Records provided:
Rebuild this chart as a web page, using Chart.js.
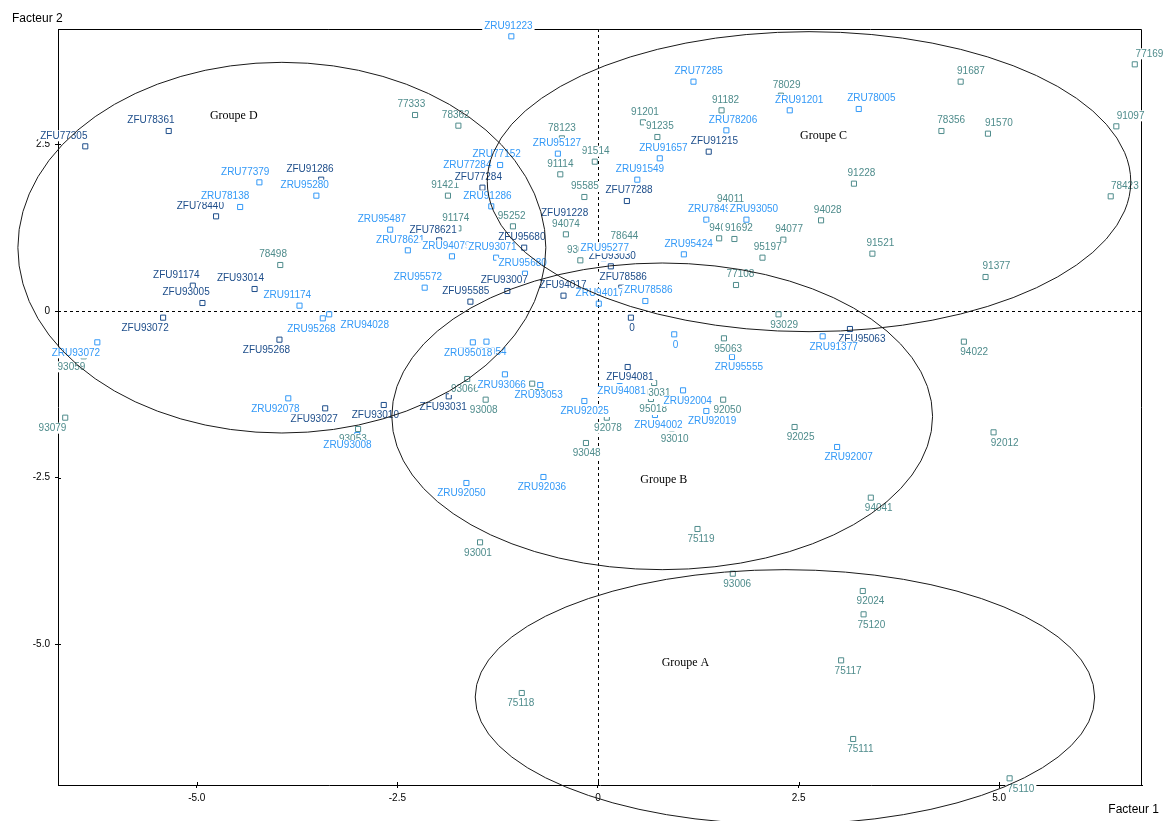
...
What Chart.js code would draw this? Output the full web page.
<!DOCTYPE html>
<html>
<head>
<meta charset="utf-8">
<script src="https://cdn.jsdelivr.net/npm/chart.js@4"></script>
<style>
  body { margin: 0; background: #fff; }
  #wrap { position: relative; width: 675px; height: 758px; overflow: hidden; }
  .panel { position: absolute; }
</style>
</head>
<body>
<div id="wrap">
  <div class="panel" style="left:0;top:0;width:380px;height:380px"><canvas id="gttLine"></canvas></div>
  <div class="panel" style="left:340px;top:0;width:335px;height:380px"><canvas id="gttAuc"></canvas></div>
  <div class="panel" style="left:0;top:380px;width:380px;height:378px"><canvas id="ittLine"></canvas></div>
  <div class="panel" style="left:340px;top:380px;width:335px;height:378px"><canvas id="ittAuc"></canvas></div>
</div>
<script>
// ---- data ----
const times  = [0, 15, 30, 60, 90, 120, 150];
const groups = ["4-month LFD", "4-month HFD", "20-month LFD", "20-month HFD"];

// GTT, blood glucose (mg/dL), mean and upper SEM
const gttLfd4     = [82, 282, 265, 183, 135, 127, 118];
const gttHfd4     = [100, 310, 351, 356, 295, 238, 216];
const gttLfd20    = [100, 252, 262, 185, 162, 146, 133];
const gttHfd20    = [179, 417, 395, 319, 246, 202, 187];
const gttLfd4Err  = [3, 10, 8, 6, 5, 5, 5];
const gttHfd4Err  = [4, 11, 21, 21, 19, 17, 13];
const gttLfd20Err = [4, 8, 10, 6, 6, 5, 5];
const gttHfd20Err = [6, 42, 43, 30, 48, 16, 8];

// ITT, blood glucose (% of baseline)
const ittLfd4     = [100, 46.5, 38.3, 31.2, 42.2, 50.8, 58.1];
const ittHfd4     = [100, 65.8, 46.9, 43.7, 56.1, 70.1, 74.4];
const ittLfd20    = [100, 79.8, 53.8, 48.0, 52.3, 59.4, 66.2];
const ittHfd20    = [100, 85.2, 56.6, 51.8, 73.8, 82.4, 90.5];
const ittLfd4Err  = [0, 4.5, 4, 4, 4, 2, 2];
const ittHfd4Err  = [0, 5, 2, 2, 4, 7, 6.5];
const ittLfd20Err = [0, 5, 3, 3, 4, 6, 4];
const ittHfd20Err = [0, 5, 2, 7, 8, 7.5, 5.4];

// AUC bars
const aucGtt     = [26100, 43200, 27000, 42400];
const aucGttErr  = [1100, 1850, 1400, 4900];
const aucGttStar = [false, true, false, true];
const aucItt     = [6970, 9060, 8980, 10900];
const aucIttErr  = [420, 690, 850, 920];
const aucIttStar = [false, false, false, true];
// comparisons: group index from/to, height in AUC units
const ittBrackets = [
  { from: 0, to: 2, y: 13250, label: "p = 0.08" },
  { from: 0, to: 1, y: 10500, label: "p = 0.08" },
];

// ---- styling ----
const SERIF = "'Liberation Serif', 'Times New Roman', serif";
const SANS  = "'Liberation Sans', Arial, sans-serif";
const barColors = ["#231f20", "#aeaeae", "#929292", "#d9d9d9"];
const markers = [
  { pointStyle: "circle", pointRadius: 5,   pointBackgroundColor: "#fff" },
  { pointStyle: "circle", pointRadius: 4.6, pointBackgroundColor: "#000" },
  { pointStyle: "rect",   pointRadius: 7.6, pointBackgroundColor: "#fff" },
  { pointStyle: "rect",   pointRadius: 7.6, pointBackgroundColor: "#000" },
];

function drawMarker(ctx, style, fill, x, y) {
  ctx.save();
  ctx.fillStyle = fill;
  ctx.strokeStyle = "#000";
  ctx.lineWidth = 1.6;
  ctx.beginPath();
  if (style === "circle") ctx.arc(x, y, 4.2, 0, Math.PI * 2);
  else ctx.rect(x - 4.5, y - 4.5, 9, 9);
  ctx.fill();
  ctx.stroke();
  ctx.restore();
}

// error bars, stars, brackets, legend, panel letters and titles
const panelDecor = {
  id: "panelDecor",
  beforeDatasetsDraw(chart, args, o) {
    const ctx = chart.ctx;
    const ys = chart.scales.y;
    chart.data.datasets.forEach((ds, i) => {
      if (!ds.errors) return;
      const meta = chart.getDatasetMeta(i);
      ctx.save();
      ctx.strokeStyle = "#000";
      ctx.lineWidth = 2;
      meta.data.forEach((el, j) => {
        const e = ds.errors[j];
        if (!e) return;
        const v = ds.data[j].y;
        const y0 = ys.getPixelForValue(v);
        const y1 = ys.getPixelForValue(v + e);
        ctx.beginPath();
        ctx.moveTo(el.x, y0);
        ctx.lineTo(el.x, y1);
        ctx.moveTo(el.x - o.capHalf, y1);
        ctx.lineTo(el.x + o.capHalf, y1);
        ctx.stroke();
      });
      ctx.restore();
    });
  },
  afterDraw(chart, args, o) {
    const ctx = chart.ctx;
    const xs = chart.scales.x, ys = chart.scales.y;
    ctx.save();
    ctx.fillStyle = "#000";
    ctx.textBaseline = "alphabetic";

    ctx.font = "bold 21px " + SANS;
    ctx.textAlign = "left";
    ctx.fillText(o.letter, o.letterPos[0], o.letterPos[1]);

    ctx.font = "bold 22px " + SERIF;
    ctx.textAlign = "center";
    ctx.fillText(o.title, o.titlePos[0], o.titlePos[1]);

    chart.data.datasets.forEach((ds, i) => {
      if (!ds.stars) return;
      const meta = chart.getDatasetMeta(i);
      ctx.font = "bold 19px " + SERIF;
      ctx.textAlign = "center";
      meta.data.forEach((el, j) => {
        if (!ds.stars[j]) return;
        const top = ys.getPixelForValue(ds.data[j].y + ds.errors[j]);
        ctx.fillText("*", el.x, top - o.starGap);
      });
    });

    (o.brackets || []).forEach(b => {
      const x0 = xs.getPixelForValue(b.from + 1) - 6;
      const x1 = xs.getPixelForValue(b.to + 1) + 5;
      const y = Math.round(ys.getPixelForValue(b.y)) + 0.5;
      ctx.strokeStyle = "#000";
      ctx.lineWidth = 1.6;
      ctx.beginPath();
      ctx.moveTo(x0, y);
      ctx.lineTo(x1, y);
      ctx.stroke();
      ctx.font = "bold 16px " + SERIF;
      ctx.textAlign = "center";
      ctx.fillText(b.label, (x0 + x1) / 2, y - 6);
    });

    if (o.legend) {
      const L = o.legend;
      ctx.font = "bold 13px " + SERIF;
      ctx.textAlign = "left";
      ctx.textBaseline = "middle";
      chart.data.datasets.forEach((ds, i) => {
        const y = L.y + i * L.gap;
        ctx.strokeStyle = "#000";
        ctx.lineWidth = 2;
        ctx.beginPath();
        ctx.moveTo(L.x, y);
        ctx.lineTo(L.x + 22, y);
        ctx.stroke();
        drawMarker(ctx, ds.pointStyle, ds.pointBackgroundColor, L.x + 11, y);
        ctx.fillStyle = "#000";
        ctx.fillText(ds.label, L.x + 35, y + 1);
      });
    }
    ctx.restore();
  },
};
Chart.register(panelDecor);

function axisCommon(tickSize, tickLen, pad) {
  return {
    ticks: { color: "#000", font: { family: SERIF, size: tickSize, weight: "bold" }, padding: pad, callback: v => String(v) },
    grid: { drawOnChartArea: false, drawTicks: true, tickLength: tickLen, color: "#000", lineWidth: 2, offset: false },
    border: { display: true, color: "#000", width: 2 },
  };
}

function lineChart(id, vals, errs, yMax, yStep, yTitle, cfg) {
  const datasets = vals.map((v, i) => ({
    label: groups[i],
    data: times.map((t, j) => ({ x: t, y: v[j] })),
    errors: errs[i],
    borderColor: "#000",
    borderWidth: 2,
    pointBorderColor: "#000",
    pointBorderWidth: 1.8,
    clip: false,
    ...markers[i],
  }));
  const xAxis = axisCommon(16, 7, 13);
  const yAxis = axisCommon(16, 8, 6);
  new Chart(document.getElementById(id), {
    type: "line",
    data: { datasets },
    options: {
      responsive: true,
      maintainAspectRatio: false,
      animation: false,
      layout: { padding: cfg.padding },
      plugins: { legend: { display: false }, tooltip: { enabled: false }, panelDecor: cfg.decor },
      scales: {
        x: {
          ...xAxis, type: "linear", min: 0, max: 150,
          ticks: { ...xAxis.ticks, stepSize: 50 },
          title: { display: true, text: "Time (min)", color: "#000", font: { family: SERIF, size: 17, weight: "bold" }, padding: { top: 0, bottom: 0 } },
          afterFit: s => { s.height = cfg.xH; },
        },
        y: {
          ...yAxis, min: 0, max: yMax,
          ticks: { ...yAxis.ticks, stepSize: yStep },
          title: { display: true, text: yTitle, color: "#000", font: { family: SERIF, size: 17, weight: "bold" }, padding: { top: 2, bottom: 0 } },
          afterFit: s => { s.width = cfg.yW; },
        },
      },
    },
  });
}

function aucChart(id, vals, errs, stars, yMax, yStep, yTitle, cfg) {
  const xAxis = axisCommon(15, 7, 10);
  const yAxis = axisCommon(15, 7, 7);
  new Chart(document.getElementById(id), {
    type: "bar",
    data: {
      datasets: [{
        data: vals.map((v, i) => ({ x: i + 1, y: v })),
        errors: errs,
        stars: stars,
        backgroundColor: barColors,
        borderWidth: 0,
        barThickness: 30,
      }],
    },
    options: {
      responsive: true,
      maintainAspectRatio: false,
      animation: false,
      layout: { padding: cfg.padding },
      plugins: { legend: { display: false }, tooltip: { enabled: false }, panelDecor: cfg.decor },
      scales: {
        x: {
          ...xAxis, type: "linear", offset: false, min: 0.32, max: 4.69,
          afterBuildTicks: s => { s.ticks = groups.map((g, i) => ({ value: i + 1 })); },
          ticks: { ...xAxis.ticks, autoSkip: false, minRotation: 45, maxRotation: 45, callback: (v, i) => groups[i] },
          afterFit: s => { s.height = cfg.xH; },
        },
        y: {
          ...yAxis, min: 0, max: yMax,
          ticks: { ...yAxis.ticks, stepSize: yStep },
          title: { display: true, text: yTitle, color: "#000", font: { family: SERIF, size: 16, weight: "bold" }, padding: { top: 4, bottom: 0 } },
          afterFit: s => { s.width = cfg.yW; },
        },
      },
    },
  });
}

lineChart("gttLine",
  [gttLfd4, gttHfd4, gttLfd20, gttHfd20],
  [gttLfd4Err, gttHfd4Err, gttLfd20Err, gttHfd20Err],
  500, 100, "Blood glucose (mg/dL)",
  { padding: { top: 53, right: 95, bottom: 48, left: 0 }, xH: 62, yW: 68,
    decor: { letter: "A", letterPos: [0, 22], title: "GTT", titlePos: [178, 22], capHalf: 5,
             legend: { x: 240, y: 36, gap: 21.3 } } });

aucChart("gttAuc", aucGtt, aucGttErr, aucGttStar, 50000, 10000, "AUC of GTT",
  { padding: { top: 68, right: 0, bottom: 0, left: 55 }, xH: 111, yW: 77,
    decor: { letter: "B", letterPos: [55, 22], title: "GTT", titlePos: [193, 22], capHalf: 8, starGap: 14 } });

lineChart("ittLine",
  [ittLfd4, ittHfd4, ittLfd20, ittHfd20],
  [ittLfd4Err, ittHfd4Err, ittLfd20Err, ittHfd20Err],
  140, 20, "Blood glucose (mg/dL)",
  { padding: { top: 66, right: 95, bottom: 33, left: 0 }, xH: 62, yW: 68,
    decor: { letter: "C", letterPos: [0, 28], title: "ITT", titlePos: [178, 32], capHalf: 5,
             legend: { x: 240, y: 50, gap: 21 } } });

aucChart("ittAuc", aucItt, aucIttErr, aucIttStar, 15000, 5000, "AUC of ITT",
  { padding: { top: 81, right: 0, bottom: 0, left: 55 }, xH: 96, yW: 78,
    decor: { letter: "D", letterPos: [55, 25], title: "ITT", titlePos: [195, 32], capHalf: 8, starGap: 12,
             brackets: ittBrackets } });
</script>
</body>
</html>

What is being asked: List each line of the records that holds the string "page".

The answer:
Rebuild this chart as a web page, using Chart.js.
What Chart.js code would draw this? Output the full web page.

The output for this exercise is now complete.